-- start --
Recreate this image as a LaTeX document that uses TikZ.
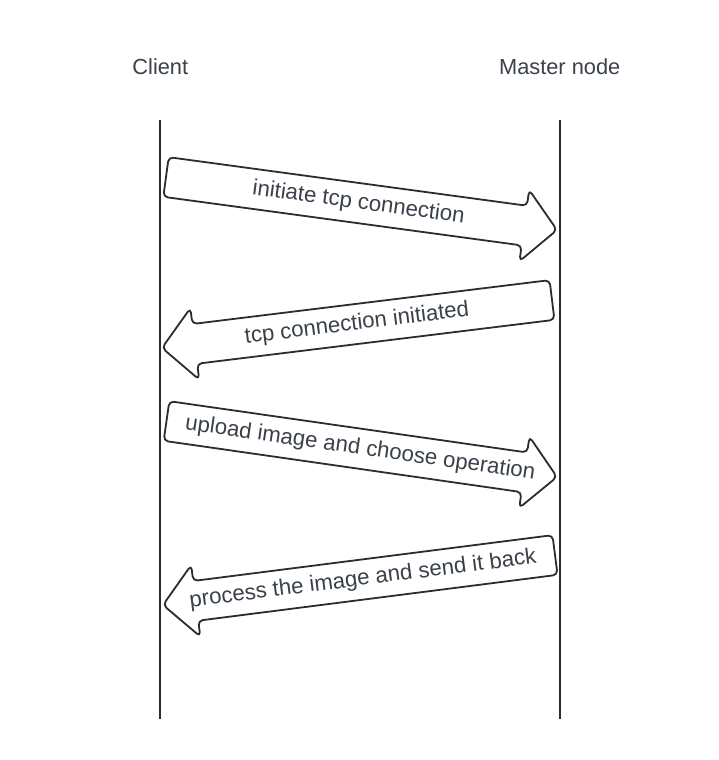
\documentclass[tikz,border=0pt]{standalone}
\usepackage{fontspec}
\setmainfont{Liberation Sans}
\definecolor{linec}{HTML}{282C33}
\definecolor{textc}{HTML}{3A414A}
\tikzset{
  lifeline/.style={draw=linec, line width=1.6pt},
  arrowshape/.style={draw=linec, line width=1.8pt, fill=white, rounded corners=4.5pt, line join=round},
  lbl/.style={text=textc, inner sep=0pt, font=\fontsize{21.8}{26}\selectfont},
  albl/.style={text=textc, inner sep=0pt, font=\fontsize{22.2}{26}\selectfont},
}
\newcommand\blockarrow[7]{% x, y, angle, length, text angle, name, text offset along axis
  \begin{scope}[shift={(#1,#2)}, rotate=#3]
    \draw[arrowshape] (0,20) -- (#4-33,20) -- (#4-33,36) -- (#4,0) -- (#4-33,-36) -- (#4-33,-20) -- (0,-20) -- cycle;
    \node[albl, rotate=#5] (#6) at (#4/2+#7,0) {\csname txt#6\endcsname};
  \end{scope}}
\newcommand\txtmA{initiate tcp connection}
\newcommand\txtmB{tcp connection initiated}
\newcommand\txtmC{upload image and choose operation}
\newcommand\txtmD{process the image and send it back}
\begin{document}
\begin{tikzpicture}[x=1pt, y=1pt]
  \useasboundingbox (0,0) rectangle (719,760);
  \node[lbl] (client) at (160.3,693) {Client};
  \node[lbl] (master) at (559.7,693) {Master node};
  \coordinate (cTop) at (160,640);
  \coordinate (cBot) at (160,41);
  \coordinate (mTop) at (560,640);
  \coordinate (mBot) at (560,41);
  \draw[lifeline] (cTop) -- (cBot);
  \draw[lifeline] (mTop) -- (mBot);
  \blockarrow{166}{583}{-7.72}{394.6}{-7.72}{mA}{-3}
  \blockarrow{552}{460}{187.0}{392.9}{7.0}{mB}{0}
  \blockarrow{166.5}{339}{-8.16}{394.5}{-8.16}{mC}{-1.5}
  \blockarrow{555}{205}{187.27}{395.2}{7.27}{mD}{-4}
\end{tikzpicture}
\end{document}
-- end --
EXERCISE PROMPT
Reproduce every line above as written, skipping pictures.

SOLUTION TO THE EXERCISE
Recreate this image as a LaTeX document that uses TikZ.
\documentclass[tikz,border=0pt]{standalone}
\usepackage{fontspec}
\setmainfont{Liberation Sans}
\definecolor{linec}{HTML}{282C33}
\definecolor{textc}{HTML}{3A414A}
\tikzset{
  lifeline/.style={draw=linec, line width=1.6pt},
  arrowshape/.style={draw=linec, line width=1.8pt, fill=white, rounded corners=4.5pt, line join=round},
  lbl/.style={text=textc, inner sep=0pt, font=\fontsize{21.8}{26}\selectfont},
  albl/.style={text=textc, inner sep=0pt, font=\fontsize{22.2}{26}\selectfont},
}
\newcommand\blockarrow[7]{% x, y, angle, length, text angle, name, text offset along axis
  \begin{scope}[shift={(#1,#2)}, rotate=#3]
    \draw[arrowshape] (0,20) -- (#4-33,20) -- (#4-33,36) -- (#4,0) -- (#4-33,-36) -- (#4-33,-20) -- (0,-20) -- cycle;
    \node[albl, rotate=#5] (#6) at (#4/2+#7,0) {\csname txt#6\endcsname};
  \end{scope}}
\newcommand\txtmA{initiate tcp connection}
\newcommand\txtmB{tcp connection initiated}
\newcommand\txtmC{upload image and choose operation}
\newcommand\txtmD{process the image and send it back}
\begin{document}
\begin{tikzpicture}[x=1pt, y=1pt]
  \useasboundingbox (0,0) rectangle (719,760);
  \node[lbl] (client) at (160.3,693) {Client};
  \node[lbl] (master) at (559.7,693) {Master node};
  \coordinate (cTop) at (160,640);
  \coordinate (cBot) at (160,41);
  \coordinate (mTop) at (560,640);
  \coordinate (mBot) at (560,41);
  \draw[lifeline] (cTop) -- (cBot);
  \draw[lifeline] (mTop) -- (mBot);
  \blockarrow{166}{583}{-7.72}{394.6}{-7.72}{mA}{-3}
  \blockarrow{552}{460}{187.0}{392.9}{7.0}{mB}{0}
  \blockarrow{166.5}{339}{-8.16}{394.5}{-8.16}{mC}{-1.5}
  \blockarrow{555}{205}{187.27}{395.2}{7.27}{mD}{-4}
\end{tikzpicture}
\end{document}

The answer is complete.